AI Agents in 2027: What to Expect
Autonomy Expansion
The single biggest change expected in 2027 is the expansion of agent autonomy. In 2026, most production agents operate with significant human oversight, requiring approval for consequential actions and limiting autonomous operation to well-defined, low-risk tasks. By 2027, improved reliability and organizational trust will shift the oversight model from approval-based to exception-based.
In an exception-based oversight model, agents operate independently within defined boundaries and escalate to humans only when they encounter situations outside their training, authority, or confidence threshold. The human role shifts from approver to supervisor, monitoring agent performance metrics and intervening only when aggregate quality drops or individual actions trigger exception alerts. This shift dramatically increases agent throughput while maintaining human control over outcomes.
The technical foundation for this shift is already being laid. Improved model reliability reduces the baseline error rate. Better evaluation frameworks allow organizations to define precise confidence thresholds for autonomous operation. Observability tools enable real-time monitoring of agent decision quality. And governance frameworks provide the organizational structure to define autonomy boundaries and escalation rules.
Multi-Agent Systems as Default Architecture
By 2027, multi-agent architectures will become the standard approach for complex business workflows. Rather than building monolithic agents, organizations will compose teams of specialized agents that mirror the structure of human organizations. A sales workflow might involve a lead qualification agent, a proposal drafting agent, a pricing optimization agent, and a compliance review agent, each operating within its domain and coordinating through standardized protocols.
This architectural shift will be enabled by the maturation of A2A and MCP protocols, which by 2027 should have a fully formalized bridge specification. Agent discovery, delegation, and coordination will be handled by the protocol layer, allowing organizations to mix agents from different vendors, built on different frameworks, into cohesive workflows.

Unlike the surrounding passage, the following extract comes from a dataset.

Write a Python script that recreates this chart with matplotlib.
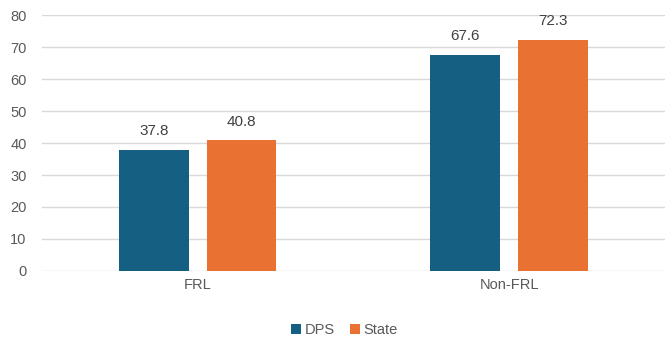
import matplotlib.pyplot as plt
import numpy as np

plt.rcParams['font.family'] = ['Liberation Sans', 'DejaVu Sans']

categories = ["FRL", "Non-FRL"]
dps = [37.8, 67.6]
state = [40.8, 72.3]

blue = "#156082"
orange = "#E97132"
grey = "#595959"

fig = plt.figure(figsize=(6.65, 3.45), dpi=100)
ax = fig.add_axes([0.063, 0.2145, 0.937, 0.742])

x = np.arange(len(categories))
w = 0.224
off = 0.141
b1 = ax.bar(x - off, dps, w, color=blue, label="DPS", zorder=3)
b2 = ax.bar(x + off, state, w, color=orange, label="State", zorder=3)

# value labels above each bar
for bars in (b1, b2):
    for r in bars:
        ax.text(r.get_x() + r.get_width() / 2, r.get_height() + 5.9,
                f"{r.get_height():.1f}", ha="center", va="center",
                fontsize=11, color="#404040")

ax.set_xlim(-0.5, 1.5)
ax.set_ylim(0, 80)
ax.set_yticks(range(0, 81, 10))
ax.set_xticks(x)
ax.set_xticklabels(categories)
ax.grid(axis="y", color="#d9d9d9", linewidth=1, zorder=0)
for s in ax.spines.values():
    s.set_visible(False)
ax.tick_params(length=0, labelsize=10.5, colors=grey)
ax.tick_params(axis="y", pad=11)
ax.tick_params(axis="x", pad=5)

fig.legend(loc="center", bbox_to_anchor=(0.518, 0.043), ncol=2, frameon=False,
           fontsize=10.5, handlelength=0.7, handleheight=0.7, columnspacing=1.0,
           handletextpad=0.25, labelcolor=grey)

fig.savefig("out.png", dpi=100)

The multi-agent approach also creates new market dynamics. Specialized agent providers will emerge that offer best-in-class agents for specific domains, similar to how microservices enabled specialized SaaS offerings. Organizations will assemble agent stacks the way they currently assemble software stacks, choosing best-of-breed agents for each function and connecting them through standardized protocols.
Pricing Model Evolution
The dominant pricing model for AI agents is shifting from seat-based and subscription licensing toward outcome-based pricing. Rather than paying for access to an agent platform, organizations will increasingly pay for completed tasks, successful outcomes, or measurable productivity gains.
Gartner predicts that by 2030, at least 40% of enterprise SaaS spend will shift toward usage, agent, or outcome-based pricing. The early stages of this shift will be visible by 2027 as agent vendors compete on task completion rates rather than feature lists. This pricing model aligns incentives between providers and customers and reduces the financial risk of experimentation, which should accelerate adoption among risk-averse organizations.
Regulatory Landscape
The EU AI Act will be fully enforceable by 2027, establishing requirements for transparency, human oversight, and risk assessment that directly affect agent deployments. Organizations deploying agents in EU markets will need to classify their agent systems by risk level, implement appropriate transparency mechanisms, and maintain documentation of agent decision-making processes.
Similar legislation is advancing in other jurisdictions. The United States is likely to have sector-specific AI regulations in place by 2027, particularly in healthcare, financial services, and government. The UK AI Safety Institute continues to develop standards and testing frameworks that influence global best practices. Organizations that build compliance into their agent architectures now will have a significant advantage as these regulations take effect.
The Closing Production Gap
The gap between agent adoption and production deployment, currently the central challenge of the industry, should narrow significantly by 2027. Several factors drive this convergence. Framework maturity reduces the engineering effort required for production deployment. Growing pools of engineers with agent experience reduce the skills barrier. Standardized protocols simplify integration with existing systems. And accumulating case studies from successful deployments reduce perceived risk for followers.
Organizations that invested in agent infrastructure and skills in 2025-2026 will have a meaningful competitive advantage by 2027, as they will be in their third or fourth generation of agent deployment while competitors are still working through pilot programs. The early movers will have accumulated organizational knowledge, evaluation datasets, and governance frameworks that take years to develop from scratch.
2027 is the year agent deployment transitions from a technology initiative to a business transformation initiative. The technology will be mature enough that the primary barriers shift from technical feasibility to organizational readiness, change management, and strategic vision.